What moves the needle
To improve turnover: reduce slow-moving SKUs, negotiate smaller and more frequent deliveries, use demand forecasting, run clearance on aging stock, and review your reorder points regularly. Benchmark against your own historical performance and industry peers.
DSI as a complement
While turnover tells you how many times you cycle through inventory, DSI translates that into calendar days. For operational planning — lead times, reorder cycles, cash flow forecasting — DSI is often the more intuitive metric.

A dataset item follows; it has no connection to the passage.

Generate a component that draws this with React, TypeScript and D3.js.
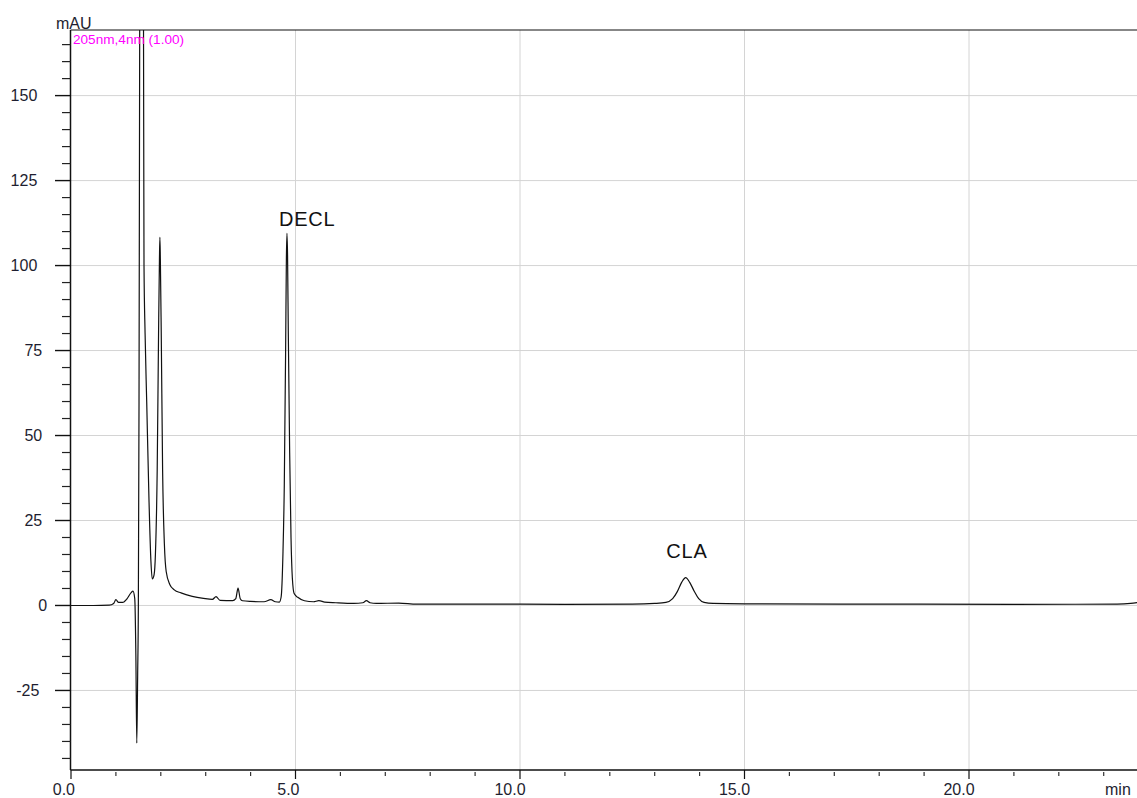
import React from "react";
import * as d3 from "d3";

// Chromatogram trace (retention time in min, absorbance in mAU)
const TIME = [
  0, 0.5, 0.85, 0.95, 1.0, 1.06, 1.15, 1.25, 1.34, 1.38, 1.42, 1.445, 1.465, 1.485, 1.5, 1.515, 1.53,
  1.57, 1.615, 1.626, 1.65, 1.686, 1.737, 1.78, 1.81, 1.85, 1.88, 1.92, 1.95, 1.97, 1.98, 1.99, 2.01, 2.04, 2.08,
  2.12, 2.2, 2.3, 2.45, 2.7, 2.95, 3.15, 3.23, 3.32, 3.6, 3.67, 3.72, 3.77, 3.82, 4.0, 4.3, 4.45, 4.55,
  4.64, 4.68, 4.72, 4.75, 4.78, 4.797, 4.81, 4.823, 4.84, 4.87, 4.9, 4.93, 4.97, 5.05, 5.2, 5.4, 5.52, 5.65, 5.9,
  6.3, 6.5, 6.58, 6.66, 6.8, 7.3, 7.7, 9.0, 11.0, 12.5, 13.0, 13.25, 13.4, 13.5, 13.6, 13.69, 13.78,
  13.88, 13.98, 14.1, 14.3, 15.0, 18.0, 21.0, 23.3, 23.6, 23.77,
];
const ABS = [
  0, 0, 0.1, 0.6, 1.7, 0.9, 0.9, 2.0, 3.8, 4.2, 2.0, -15, -40.5, -20, 0, 60, 170,
  350, 170, 100, 80, 60, 31, 13, 7.8, 9, 15, 40, 80, 102, 108.3, 102, 80, 40, 18,
  10, 6.2, 4.6, 3.7, 2.7, 2.1, 1.8, 2.6, 1.5, 1.4, 2.0, 5.1, 2.0, 1.4, 1.2, 1.1, 1.7, 1.1,
  1.0, 2.5, 15, 35, 75, 102, 109.5, 103, 80, 45, 20, 8, 3.5, 2.4, 1.4, 1.1, 1.4, 1.0, 0.8,
  0.6, 0.8, 1.4, 0.8, 0.6, 0.7, 0.4, 0.4, 0.35, 0.4, 0.6, 0.9, 2.0, 4.0, 6.8, 8.2, 6.8,
  4.2, 2.0, 0.9, 0.6, 0.5, 0.4, 0.35, 0.4, 0.6, 0.9,
];

const Y_TICKS = [-25, 0, 25, 50, 75, 100, 125, 150];
const Y_TICK_LABELS = ["-25", "0", "25", "50", "75", "100", "125", "150"];
const Y_MINOR_STEP = 5;
const X_TICKS = [0, 5, 10, 15, 20];
const X_TICK_LABELS = ["0.0", "5.0", "10.0", "15.0", "20.0"];
const X_MINOR_STEP = 1;

const PEAK_NAMES = ["DECL", "CLA"];
const PEAK_LABEL_TIME = [5.26, 13.72];
const PEAK_LABEL_VALUE = [111.6, 14.0];

const Y_UNIT = "mAU";
const X_UNIT = "min";
const CHANNEL = "205nm,4nm (1.00)";

const FONT = "'Liberation Sans', Arial, Helvetica, sans-serif";

// approximate Arial widths (em)
function textWidth(s: string, size: number) {
  let w = 0;
  for (const c of s) {
    if (c >= "0" && c <= "9") w += 0.556;
    else if (c === "-") w += 0.333;
    else if (c === ".") w += 0.278;
    else w += 0.6;
  }
  return w * size;
}

export default function App() {
  const W = 1137;
  const H = 798;
  const left = 71;
  const top = 30;
  const bottom = 770;
  const right = 1138;

  const x = d3.scaleLinear().domain([0, (right - left) / 44.9]).range([left, right]);
  const y = d3.scaleLinear().domain([-48.4, 169.3]).range([bottom, top]);

  const pts: [number, number][] = TIME.map((t, i) => [t, ABS[i]]);
  const line = d3
    .line<[number, number]>()
    .x((d) => x(d[0]))
    .y((d) => y(d[1]))
    .curve(d3.curveMonotoneX);

  const yMinor = d3.range(-45, 170, Y_MINOR_STEP).filter((v) => !Y_TICKS.includes(v));
  const xMinor = d3.range(1, 24, X_MINOR_STEP).filter((v) => !X_TICKS.includes(v));
  const tickFs = 16;

  return (
    <svg
      width={W}
      height={H}
      style={{ position: "absolute", left: 0, top: 0, display: "block", background: "#fff" }}
      fontFamily={FONT}
    >
      <defs>
        <clipPath id="plotClip">
          <rect x={left} y={top} width={right - left} height={bottom - top} />
        </clipPath>
      </defs>
      <rect x={0} y={0} width={W} height={H} fill="#fff" />

      {/* grid */}
      {Y_TICKS.map((v) => (
        <line key={"gy" + v} x1={left} x2={W} y1={y(v)} y2={y(v)} stroke="#d4d4d4" strokeWidth={1} />
      ))}
      {X_TICKS.filter((v) => v > 0).map((v) => (
        <line key={"gx" + v} x1={x(v)} x2={x(v)} y1={top} y2={bottom} stroke="#d4d4d4" strokeWidth={1} />
      ))}

      {/* trace */}
      <path
        d={line(pts) || ""}
        fill="none"
        stroke="#111"
        strokeWidth={1.2}
        strokeLinejoin="round"
        clipPath="url(#plotClip)"
      />

      {/* frame */}
      <line x1={left - 0.5} x2={W} y1={top} y2={top} stroke="#111" strokeWidth={1.2} />
      <line x1={left - 0.5} x2={left - 0.5} y1={top} y2={bottom} stroke="#111" strokeWidth={1.5} />
      <line x1={left - 0.5} x2={W} y1={bottom} y2={bottom} stroke="#111" strokeWidth={1.5} />

      {/* y ticks */}
      {yMinor.map((v) => (
        <line key={"ym" + v} x1={62} x2={left - 0.5} y1={y(v)} y2={y(v)} stroke="#222" strokeWidth={1.2} />
      ))}
      {Y_TICKS.map((v, i) => {
        const w = textWidth(Y_TICK_LABELS[i], tickFs);
        return (
          <g key={"yt" + v}>
            <line x1={55} x2={left - 0.5} y1={y(v)} y2={y(v)} stroke="#111" strokeWidth={1.4} />
            <text
              x={52 - 0.55 * w}
              y={y(v) + 5.5}
              textAnchor="end"
              fontSize={tickFs}
              fill="#1e1e30"
            >
              {Y_TICK_LABELS[i]}
            </text>
          </g>
        );
      })}

      {/* x ticks */}
      {xMinor.map((v) => (
        <line key={"xm" + v} x1={x(v)} x2={x(v)} y1={772} y2={776} stroke="#333" strokeWidth={1.2} />
      ))}
      {X_TICKS.map((v, i) => {
        const w = textWidth(X_TICK_LABELS[i], tickFs);
        return (
          <g key={"xt" + v}>
            <line x1={x(v)} x2={x(v)} y1={bottom} y2={779} stroke="#111" strokeWidth={1.2} />
            <text x={x(v) - 0.82 * w} y={795} textAnchor="start" fontSize={tickFs} fill="#1e1e30">
              {X_TICK_LABELS[i]}
            </text>
          </g>
        );
      })}

      {/* units */}
      <text x={56} y={29} fontSize={16} fill="#1e1e30">
        {Y_UNIT}
      </text>
      <text x={1105} y={795} fontSize={16} fill="#1e1e30">
        {X_UNIT}
      </text>
      <text x={73} y={43.5} fontSize={13.6} fill="#ff00ff">
        {CHANNEL}
      </text>

      {/* peak labels */}
      {PEAK_NAMES.map((n, i) => (
        <text
          key={n}
          x={x(PEAK_LABEL_TIME[i])}
          y={y(PEAK_LABEL_VALUE[i])}
          textAnchor="middle"
          fontSize={20}
          letterSpacing={0.8}
          fill="#111"
        >
          {n}
        </text>
      ))}
    </svg>
  );
}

Frequently Asked Questions
What data do I need for this calculator?
You need three numbers from your financial statements: annual Cost of Goods Sold (COGS) from the income statement, and beginning and ending inventory from the balance sheet. These are standard line items in any set of financial reports.
Should I use COGS or revenue for turnover?
Use COGS. Revenue includes your profit margin, which would inflate the turnover ratio and make comparisons between businesses with different markups unreliable. COGS represents the actual cost of the goods that moved through inventory.
How often should I check inventory turnover?
Most businesses review turnover quarterly or monthly. Seasonal businesses should also compare the same quarter year over year to account for natural demand fluctuations. Tracking the trend over time is more valuable than any single snapshot.
Can I use this for service businesses?
Inventory turnover is designed for businesses that hold physical inventory — retail, wholesale, manufacturing, and e-commerce. Pure service businesses typically do not carry inventory and would use different efficiency metrics like revenue per employee or utilisation rate.
Why do grocery stores have much higher turnover than furniture stores?
Groceries are perishable, low-cost, and purchased frequently — so they cycle through inventory rapidly (14–20× per year). Furniture is expensive, durable, and bought infrequently — leading to slower turnover (3–5×). Neither number is "better"; each is appropriate for its industry.